There’s Jesuit priest named Father Gregory Boyle in my home town of Los Angeles. I’ve admired his ministry for many years, because it was inspired by just such collisions with life to make change happen in the lives of others. In his book Tattoos on the Heart: The Power of Boundless Compassion, Boyle describes his work with gangs in the city of Los Angeles. It started with one young man’s life being turned around, then another, then another. Boyle sees so much death and oppression in his work that you wonder how he keeps it up. But Boyle knows that a life of faith is not easy, and today his organization is the largest gang intervention program in the country, offering job training, tattoo removal, and employment to members of enemy gangs. He says that Jesus didn’t heal the lepers and then touch them. He touched them first. He didn’t fix the lives of the “sinners” first and then dine with them. He dined with them first. First and foremost the example of Jesus’ teaching is less about casting out demons than it is about casting out demonizing. With all Fr Boyle sees, he maintains his faith in the results of his work, the children and families saved, the lives made whole, in each gang tattoo removed in an act of humility and self-forgiveness. Look for the miracles in the midst of the mayhem, he says.
Says Boyle, “Jesus didn’t ask us to embrace his strategy because it is harder, but because he knows that’s where the joy is.”
The story of Emmaus is a story of the Eucharist, about an invitation to a table. It is a story about scripture, an invitation to perpetual revelation of God’s will. It is a story about hospitality, trauma, and healing–about being the total Christian Jesus taught us to be. We return to the Eucharist to remind us of who. We return to scripture to remind us what. We return to hospitality, to people, to remind us that we are connected.
And so, what next? What happens after the Passover meal? What happens after Calvary? After the resurrection and Easter morning? What happens next?

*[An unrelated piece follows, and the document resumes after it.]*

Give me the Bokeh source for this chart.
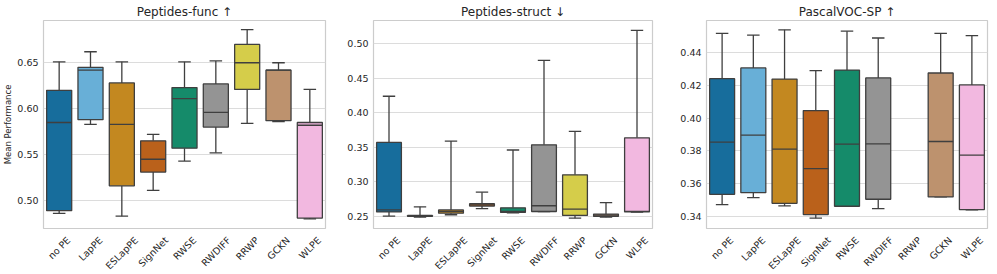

The road back to who we are is what happens next. The road back to your everyday life where the biggest challenge you may have to face faces you: To live out Jesus’ mandate to create heaven on Earth absent that moment of transcendence his presence gave to us. Absent the transcendent moment, we carry on in his name.
A Christian faith is suspect if it cannot guide us back toward the suffering of humanity. It must make us better, more loving, more resilient people. It must console, illumine the dark places, and have the capacity to make us better practitioners of Love.
And so I pray,
As you find yourself on the Road to Emmaus, as we all will at some point in our journey toward home,
May He who taught us these things—to Love unconditionally, to console the brokenhearted and disenfranchised, to illuminate the dark places of our hears—
May He who taught us these things walk beside you, recognized or not, when you need him most,
And may you, when the time is right recognize his presence, accept his teachings into your heart, and be renewed.